Dès les premières images, le film fait penser au Nouveau Monde, de Terrence Malick, à cette représentation rare et violente de l’Amérique au temps de sa colonisation. Mais il fait surtout penser à Malick par cette caméra en mouvement permanent, comme flottant au milieu des hommes. Et pour cause : le directeur photo de The Revenant n’est autre qu’Emmanuel Lubezki, habituel collaborateur de Malick, qui était encore derrière la caméra sur Knight of Cups. Cela se voit, presque trop, d’autant qu’Inarritu pousse la ressemblance jusqu’à utiliser une voix off.

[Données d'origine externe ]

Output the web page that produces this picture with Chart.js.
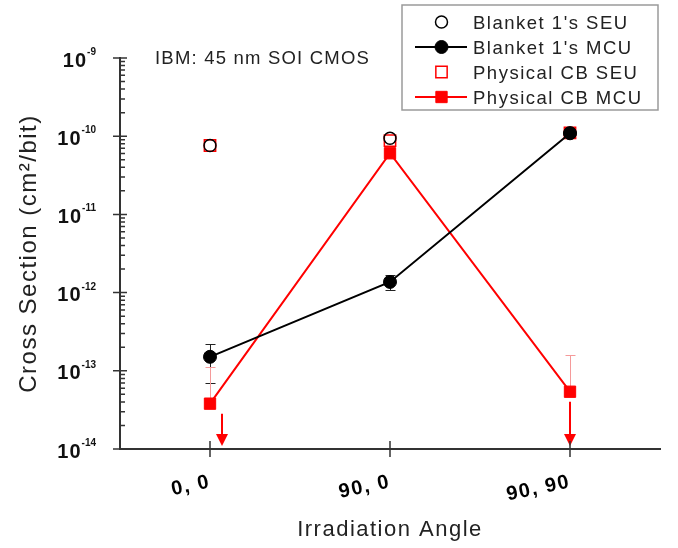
<!DOCTYPE html>
<html>
<head>
<meta charset="utf-8">
<title>Cross section vs irradiation angle</title>
<script src="https://cdn.jsdelivr.net/npm/chart.js"></script>
<style>
  html, body { margin: 0; padding: 0; background: #fff; }
  canvas { display: block; }
</style>
</head>
<body>
<canvas id="crossSection" width="678" height="548"></canvas>
<script>
// irradiation angles (tilt, roll)
const angles = ['0, 0', '90, 0', '90, 90'];

// Blanket 1 pattern
const blanketSeu = [7.6e-11, 9.4e-11, 1.1e-10];
const blanketMcu = [1.51e-13, 1.37e-12, 1.09e-10];
const blanketMcuLow = [7.05e-14, 1.09e-12, null];
const blanketMcuHigh = [2.22e-13, 1.7e-12, null];

// Physical checkerboard pattern
const physicalSeu = [7.6e-11, 8.8e-11, 1.1e-10];
const physicalMcu = [3.8e-14, 6.05e-11, 5.4e-14];
const physicalMcuHigh = [1.13e-13, null, 1.6e-13];
const physicalMcuLimit = [true, false, true];   // upper limit only

// y axis decades (powers of ten)
const decades = [-14, -13, -12, -11, -10, -9];

const FONT = "'Liberation Sans', Arial, sans-serif";
const RED = '#ff0000';

function drawMarker(ctx, ds, cx, cy) {
  ctx.save();
  ctx.lineWidth = ds.pointBorderWidth;
  ctx.strokeStyle = ds.pointBorderColor;
  ctx.fillStyle = ds.pointBackgroundColor;
  ctx.beginPath();
  if (ds.pointStyle === 'rect') {
    const h = ds.pointRadius * Math.SQRT1_2;
    ctx.rect(cx - h, cy - h, 2 * h, 2 * h);
  } else {
    ctx.arc(cx, cy, ds.pointRadius, 0, Math.PI * 2);
  }
  ctx.fill();
  ctx.stroke();
  ctx.restore();
}

const decorations = {
  id: 'decorations',
  beforeDraw(chart) {
    chart.ctx.letterSpacing = '1.5px';
  },
  beforeDatasetsDraw(chart, args, opts) {
    const { ctx, scales: { x, y }, chartArea } = chart;
    ctx.save();
    // error bars
    chart.data.datasets.forEach(ds => {
      if (!ds.errorHigh && !ds.errorLow) return;
      ctx.strokeStyle = ds.errorColor;
      ctx.lineWidth = 1;
      ds.data.forEach((v, i) => {
        const px = Math.round(x.getPixelForValue(i)) + 0.5;
        const py0 = y.getPixelForValue(v);
        [ds.errorHigh && ds.errorHigh[i], ds.errorLow && ds.errorLow[i]].forEach(e => {
          if (e == null) return;
          const py = Math.round(y.getPixelForValue(e)) + 0.5;
          ctx.beginPath();
          ctx.moveTo(px, py0);
          ctx.lineTo(px, py);
          ctx.moveTo(px - 5, py);
          ctx.lineTo(px + 5, py);
          ctx.stroke();
        });
      });
    });
    // upper-limit arrows
    chart.data.datasets.forEach(ds => {
      if (!ds.upperLimit) return;
      ctx.strokeStyle = ds.borderColor;
      ctx.fillStyle = ds.borderColor;
      ctx.lineWidth = 2;
      ds.upperLimit.forEach((lim, i) => {
        if (!lim) return;
        const px = x.getPixelForValue(i) + (opts.arrowShift[i] || 0);
        const top = y.getPixelForValue(ds.data[i]) + 10;
        const tip = chartArea.bottom - 3;
        ctx.beginPath();
        ctx.moveTo(px, top);
        ctx.lineTo(px, tip - 10);
        ctx.stroke();
        ctx.beginPath();
        ctx.moveTo(px - 6, tip - 12);
        ctx.lineTo(px + 6, tip - 12);
        ctx.lineTo(px, tip);
        ctx.closePath();
        ctx.fill();
      });
    });
    ctx.restore();
  },
  afterDraw(chart, args, opts) {
    const { ctx, scales: { x, y }, chartArea } = chart;
    const { left, top, bottom } = chartArea;
    ctx.save();
    ctx.strokeStyle = '#333';
    ctx.lineWidth = 1.5;

    // y axis ticks: majors cross the axis, minors point inward
    ctx.beginPath();
    decades.forEach((p, k) => {
      const py = y.getPixelForValue(Math.pow(10, p));
      ctx.moveTo(left - 7, py);
      ctx.lineTo(left + 7, py);
      if (k < decades.length - 1) {
        for (let m = 2; m <= 9; m++) {
          const pm = y.getPixelForValue(m * Math.pow(10, p));
          ctx.moveTo(left, pm);
          ctx.lineTo(left + 5, pm);
        }
      }
    });
    // x axis ticks
    angles.forEach((_, i) => {
      const px = x.getPixelForValue(i);
      ctx.moveTo(px, bottom - 8);
      ctx.lineTo(px, bottom + 8);
    });
    ctx.stroke();

    // y tick labels as 10 with superscript exponent
    ctx.fillStyle = '#111';
    ctx.textAlign = 'left';
    ctx.textBaseline = 'alphabetic';
    decades.forEach(p => {
      const py = y.getPixelForValue(Math.pow(10, p));
      const exp = String(p);
      ctx.font = 'bold 20px ' + FONT;
      ctx.letterSpacing = '1px';
      const wBase = ctx.measureText('10').width;
      ctx.font = 'bold 10px ' + FONT;
      ctx.letterSpacing = '0px';
      const wExp = ctx.measureText(exp).width;
      const x0 = left - 24 - wBase - wExp;
      ctx.font = 'bold 20px ' + FONT;
      ctx.letterSpacing = '1px';
      ctx.fillText('10', x0, py + 8.5);
      ctx.font = 'bold 10px ' + FONT;
      ctx.letterSpacing = '0px';
      ctx.fillText(exp, x0 + wBase, py - 3);
    });

    // annotation
    ctx.font = '18.5px ' + FONT;
    ctx.letterSpacing = '1.2px';
    ctx.fillStyle = '#222';
    ctx.fillText(opts.note, left + 35, top + 6);

    // legend
    const L = opts.legend;
    ctx.fillStyle = '#fff';
    ctx.fillRect(L.x, L.y, L.w, L.h);
    ctx.strokeStyle = '#9a9a9a';
    ctx.lineWidth = 1.5;
    ctx.strokeRect(L.x, L.y, L.w, L.h);
    ctx.font = '18.5px ' + FONT;
    ctx.letterSpacing = '1.5px';
    chart.data.datasets.forEach((ds, i) => {
      const cy = L.y + 17 + i * L.row;
      const cx = L.x + 39.5;
      if (ds.showLine !== false) {
        ctx.strokeStyle = ds.borderColor;
        ctx.lineWidth = ds.borderWidth;
        ctx.beginPath();
        ctx.moveTo(L.x + 13, cy);
        ctx.lineTo(L.x + 65, cy);
        ctx.stroke();
      }
      drawMarker(ctx, ds, cx, cy);
      ctx.fillStyle = '#222';
      ctx.fillText(ds.label, L.x + 71, cy + 6.5);
    });
    ctx.restore();
  }
};

new Chart(document.getElementById('crossSection'), {
  type: 'line',
  data: {
    labels: angles,
    datasets: [
      {
        label: "Blanket 1's SEU",
        data: blanketSeu,
        showLine: false,
        pointStyle: 'circle',
        pointRadius: 6,
        pointBorderWidth: 1.5,
        pointBorderColor: '#000',
        pointBackgroundColor: 'rgba(255,255,255,0)',
        borderColor: '#000'
      },
      {
        label: "Blanket 1's MCU",
        data: blanketMcu,
        errorLow: blanketMcuLow,
        errorHigh: blanketMcuHigh,
        errorColor: '#222',
        borderColor: '#000',
        borderWidth: 2,
        pointStyle: 'circle',
        pointRadius: 6.5,
        pointBorderWidth: 1,
        pointBorderColor: '#000',
        pointBackgroundColor: '#000'
      },
      {
        label: 'Physical CB SEU',
        data: physicalSeu,
        showLine: false,
        pointStyle: 'rect',
        pointRadius: 8,
        pointBorderWidth: 1.5,
        pointBorderColor: RED,
        pointBackgroundColor: 'rgba(255,255,255,0)',
        borderColor: RED
      },
      {
        label: 'Physical CB MCU',
        data: physicalMcu,
        errorHigh: physicalMcuHigh,
        errorColor: '#f59a9a',
        upperLimit: physicalMcuLimit,
        borderColor: RED,
        borderWidth: 2,
        pointStyle: 'rect',
        pointRadius: 8,
        pointBorderWidth: 1,
        pointBorderColor: RED,
        pointBackgroundColor: RED
      }
    ]
  },
  options: {
    responsive: false,
    animation: false,
    events: [],
    layout: { padding: { top: 58, right: 18, bottom: 0, left: 0 } },
    plugins: {
      legend: { display: false },
      tooltip: { enabled: false },
      decorations: {
        note: 'IBM: 45 nm SOI CMOS',
        arrowShift: [12, 0, 0],
        legend: { x: 402, y: 5, w: 256, h: 105, row: 25 }
      }
    },
    scales: {
      x: {
        type: 'category',
        offset: true,
        grid: { display: false, drawTicks: false },
        border: { display: true, color: '#333', width: 2 },
        ticks: {
          font: { family: FONT, size: 20, weight: 'bold' },
          color: '#000',
          minRotation: 12,
          maxRotation: 12,
          autoSkip: false,
          padding: 21
        },
        title: {
          display: true,
          text: 'Irradiation Angle',
          font: { family: FONT, size: 22 },
          color: '#222',
          padding: { top: 0, bottom: 5 }
        },
        afterFit(scale) { scale.height = 99; }
      },
      y: {
        type: 'logarithmic',
        min: 1e-14,
        max: 1e-9,
        grid: { display: false },
        border: { display: true, color: '#333', width: 2 },
        ticks: { display: false },
        title: {
          display: true,
          text: 'Cross Section (cm²/bit)',
          font: { family: FONT, size: 24 },
          color: '#222',
          padding: { top: 15, bottom: 0 }
        },
        afterFit(scale) { scale.width = 120; }
      }
    }
  },
  plugins: [decorations]
});
</script>
</body>
</html>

La scène d’ouverture, l’attaque d’un camp de trappeurs par des Indiens, rappelle ainsi celle de la base japonaise dans La Ligne Rouge, avec cette rivière, fil conducteur des deux films. C’est gênant pour les amateurs de Malick, moins pour ceux qui ne connaissent pas son travail. Car cette caméra virevoltante offre au film une légèreté nécessaire, au milieu de la violence picturale montrée par Inarritu. Le Mexicain aime le sang, on le sait depuis Amours chiennes, et il le prouve à nouveau.
L’Oscar pour Tom Hardy ?
Cette fascination pour l’hémoglobine accouche d’un époustouflant duel entre l’homme et l’ours, mais aussi de scènes longues et inutiles. Film de survie, tourné dans les tripes des personnages, The Revenant traîne en longueur par moment, fascine un peu plus loin, s’égare souvent dans ses magnifiques paysages enneigés. On pense alors à Jeremiah Johnson, de Sydney Pollack, ou à Danse avec les Loups, de Kevin Costner, pour le duel permanent entre l’homme et la nature.
Trop long, imparfait, The Revenant marque pourtant les esprits, avec ses images sublimes mais aussi avec le duel à la vie-à la mort des deux acteurs principaux. DiCaprio, en souffrance rentrée, incarne un mort-vivant inarrêtable. Tom Hardy, secret et machiavélique, intériorise sa violence. On promet au premier un Oscar qui lui échappe, à l’occasion de sa cinquième nomination. Rien n’est moins sûr. Tom Hardy, lui, pourrait aussi obtenir la statuette, et ce serait mérité, pour ce rôle de salaud inoubliable.
Quant à Inarritu, également nommé, il devrait payer les hésitations de ce film, ses métaphores par trop faciles («l’accouchement» de DiCaprio est presque risible) et son plan final d’une prétention sans nom. Un peu plus de modestie, un scénario resserré auraient peut-être porté ce film au pinacle. En l’état, il est un beau récit d’aventure.